▸ **WHAT TO PRODUCE**: Carry none of the pictures over; set down the material below exactly.
* Begin SOURCE MATERIAL *
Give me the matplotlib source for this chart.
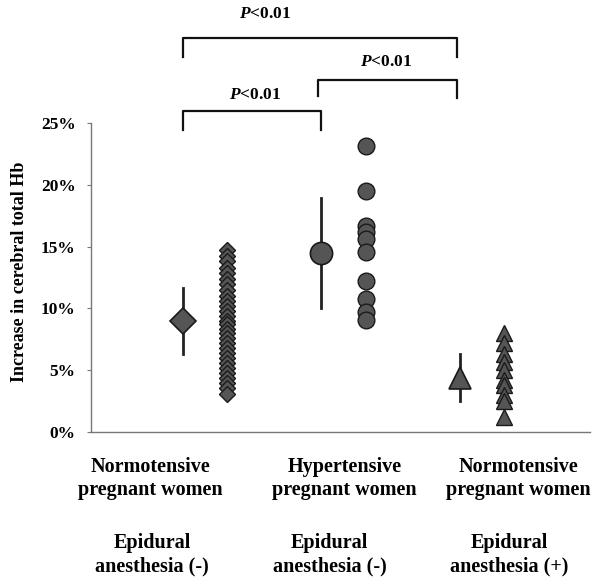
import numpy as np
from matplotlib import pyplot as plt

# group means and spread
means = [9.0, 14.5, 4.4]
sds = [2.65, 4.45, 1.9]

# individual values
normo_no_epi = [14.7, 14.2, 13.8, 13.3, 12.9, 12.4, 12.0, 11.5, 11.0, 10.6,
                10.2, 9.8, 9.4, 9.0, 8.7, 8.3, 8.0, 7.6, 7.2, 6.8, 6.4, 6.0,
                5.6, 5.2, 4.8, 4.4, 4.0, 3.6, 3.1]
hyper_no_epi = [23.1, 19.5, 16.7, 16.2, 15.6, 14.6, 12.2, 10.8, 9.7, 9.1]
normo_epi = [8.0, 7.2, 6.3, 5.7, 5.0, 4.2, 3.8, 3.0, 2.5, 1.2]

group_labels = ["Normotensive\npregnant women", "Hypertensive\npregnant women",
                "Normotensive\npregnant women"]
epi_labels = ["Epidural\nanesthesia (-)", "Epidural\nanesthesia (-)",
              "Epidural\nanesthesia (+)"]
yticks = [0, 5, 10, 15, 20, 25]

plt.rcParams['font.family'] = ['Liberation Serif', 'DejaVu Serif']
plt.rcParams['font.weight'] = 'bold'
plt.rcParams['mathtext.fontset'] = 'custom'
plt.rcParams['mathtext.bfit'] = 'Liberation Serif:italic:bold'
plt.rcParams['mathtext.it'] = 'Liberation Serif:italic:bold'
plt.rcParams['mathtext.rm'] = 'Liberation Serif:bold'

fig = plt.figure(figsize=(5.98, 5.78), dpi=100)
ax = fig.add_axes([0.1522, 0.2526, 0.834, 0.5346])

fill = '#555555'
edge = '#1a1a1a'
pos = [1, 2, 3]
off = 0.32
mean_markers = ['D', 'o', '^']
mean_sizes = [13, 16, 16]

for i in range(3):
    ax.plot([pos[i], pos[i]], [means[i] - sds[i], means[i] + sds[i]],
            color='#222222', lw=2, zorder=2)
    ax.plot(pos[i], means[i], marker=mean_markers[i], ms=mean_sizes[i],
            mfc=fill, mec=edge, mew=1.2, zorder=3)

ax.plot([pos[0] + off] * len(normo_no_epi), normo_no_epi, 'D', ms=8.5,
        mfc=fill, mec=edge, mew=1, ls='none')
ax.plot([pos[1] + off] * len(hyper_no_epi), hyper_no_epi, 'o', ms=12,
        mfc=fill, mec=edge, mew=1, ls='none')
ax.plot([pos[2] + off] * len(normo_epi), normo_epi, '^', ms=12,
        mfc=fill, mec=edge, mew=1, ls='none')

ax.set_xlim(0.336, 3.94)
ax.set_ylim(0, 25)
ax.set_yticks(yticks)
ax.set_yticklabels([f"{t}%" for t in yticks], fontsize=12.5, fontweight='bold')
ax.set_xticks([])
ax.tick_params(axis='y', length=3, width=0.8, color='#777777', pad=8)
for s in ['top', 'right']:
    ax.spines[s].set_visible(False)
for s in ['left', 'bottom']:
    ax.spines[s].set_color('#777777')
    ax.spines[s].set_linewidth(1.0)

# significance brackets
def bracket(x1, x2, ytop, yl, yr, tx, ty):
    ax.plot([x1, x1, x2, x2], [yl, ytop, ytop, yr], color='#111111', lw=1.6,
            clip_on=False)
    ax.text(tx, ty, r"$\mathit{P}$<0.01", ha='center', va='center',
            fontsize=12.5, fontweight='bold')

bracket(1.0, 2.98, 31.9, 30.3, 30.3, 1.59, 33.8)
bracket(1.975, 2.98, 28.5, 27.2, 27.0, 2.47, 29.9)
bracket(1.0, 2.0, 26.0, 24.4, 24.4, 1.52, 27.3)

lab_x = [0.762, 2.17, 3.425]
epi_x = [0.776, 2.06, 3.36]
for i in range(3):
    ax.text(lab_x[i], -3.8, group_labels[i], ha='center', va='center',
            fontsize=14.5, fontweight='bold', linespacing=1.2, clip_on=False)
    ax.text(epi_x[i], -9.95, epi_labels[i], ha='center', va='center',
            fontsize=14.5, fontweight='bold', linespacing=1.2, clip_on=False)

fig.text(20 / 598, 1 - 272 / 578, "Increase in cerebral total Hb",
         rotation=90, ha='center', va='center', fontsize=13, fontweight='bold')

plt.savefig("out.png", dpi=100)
* End SOURCE MATERIAL *
▸ **SOLUTION**:
Give me the matplotlib source for this chart.
import numpy as np
from matplotlib import pyplot as plt

# group means and spread
means = [9.0, 14.5, 4.4]
sds = [2.65, 4.45, 1.9]

# individual values
normo_no_epi = [14.7, 14.2, 13.8, 13.3, 12.9, 12.4, 12.0, 11.5, 11.0, 10.6,
                10.2, 9.8, 9.4, 9.0, 8.7, 8.3, 8.0, 7.6, 7.2, 6.8, 6.4, 6.0,
                5.6, 5.2, 4.8, 4.4, 4.0, 3.6, 3.1]
hyper_no_epi = [23.1, 19.5, 16.7, 16.2, 15.6, 14.6, 12.2, 10.8, 9.7, 9.1]
normo_epi = [8.0, 7.2, 6.3, 5.7, 5.0, 4.2, 3.8, 3.0, 2.5, 1.2]

group_labels = ["Normotensive\npregnant women", "Hypertensive\npregnant women",
                "Normotensive\npregnant women"]
epi_labels = ["Epidural\nanesthesia (-)", "Epidural\nanesthesia (-)",
              "Epidural\nanesthesia (+)"]
yticks = [0, 5, 10, 15, 20, 25]

plt.rcParams['font.family'] = ['Liberation Serif', 'DejaVu Serif']
plt.rcParams['font.weight'] = 'bold'
plt.rcParams['mathtext.fontset'] = 'custom'
plt.rcParams['mathtext.bfit'] = 'Liberation Serif:italic:bold'
plt.rcParams['mathtext.it'] = 'Liberation Serif:italic:bold'
plt.rcParams['mathtext.rm'] = 'Liberation Serif:bold'

fig = plt.figure(figsize=(5.98, 5.78), dpi=100)
ax = fig.add_axes([0.1522, 0.2526, 0.834, 0.5346])

fill = '#555555'
edge = '#1a1a1a'
pos = [1, 2, 3]
off = 0.32
mean_markers = ['D', 'o', '^']
mean_sizes = [13, 16, 16]

for i in range(3):
    ax.plot([pos[i], pos[i]], [means[i] - sds[i], means[i] + sds[i]],
            color='#222222', lw=2, zorder=2)
    ax.plot(pos[i], means[i], marker=mean_markers[i], ms=mean_sizes[i],
            mfc=fill, mec=edge, mew=1.2, zorder=3)

ax.plot([pos[0] + off] * len(normo_no_epi), normo_no_epi, 'D', ms=8.5,
        mfc=fill, mec=edge, mew=1, ls='none')
ax.plot([pos[1] + off] * len(hyper_no_epi), hyper_no_epi, 'o', ms=12,
        mfc=fill, mec=edge, mew=1, ls='none')
ax.plot([pos[2] + off] * len(normo_epi), normo_epi, '^', ms=12,
        mfc=fill, mec=edge, mew=1, ls='none')

ax.set_xlim(0.336, 3.94)
ax.set_ylim(0, 25)
ax.set_yticks(yticks)
ax.set_yticklabels([f"{t}%" for t in yticks], fontsize=12.5, fontweight='bold')
ax.set_xticks([])
ax.tick_params(axis='y', length=3, width=0.8, color='#777777', pad=8)
for s in ['top', 'right']:
    ax.spines[s].set_visible(False)
for s in ['left', 'bottom']:
    ax.spines[s].set_color('#777777')
    ax.spines[s].set_linewidth(1.0)

# significance brackets
def bracket(x1, x2, ytop, yl, yr, tx, ty):
    ax.plot([x1, x1, x2, x2], [yl, ytop, ytop, yr], color='#111111', lw=1.6,
            clip_on=False)
    ax.text(tx, ty, r"$\mathit{P}$<0.01", ha='center', va='center',
            fontsize=12.5, fontweight='bold')

bracket(1.0, 2.98, 31.9, 30.3, 30.3, 1.59, 33.8)
bracket(1.975, 2.98, 28.5, 27.2, 27.0, 2.47, 29.9)
bracket(1.0, 2.0, 26.0, 24.4, 24.4, 1.52, 27.3)

lab_x = [0.762, 2.17, 3.425]
epi_x = [0.776, 2.06, 3.36]
for i in range(3):
    ax.text(lab_x[i], -3.8, group_labels[i], ha='center', va='center',
            fontsize=14.5, fontweight='bold', linespacing=1.2, clip_on=False)
    ax.text(epi_x[i], -9.95, epi_labels[i], ha='center', va='center',
            fontsize=14.5, fontweight='bold', linespacing=1.2, clip_on=False)

fig.text(20 / 598, 1 - 272 / 578, "Increase in cerebral total Hb",
         rotation=90, ha='center', va='center', fontsize=13, fontweight='bold')

plt.savefig("out.png", dpi=100)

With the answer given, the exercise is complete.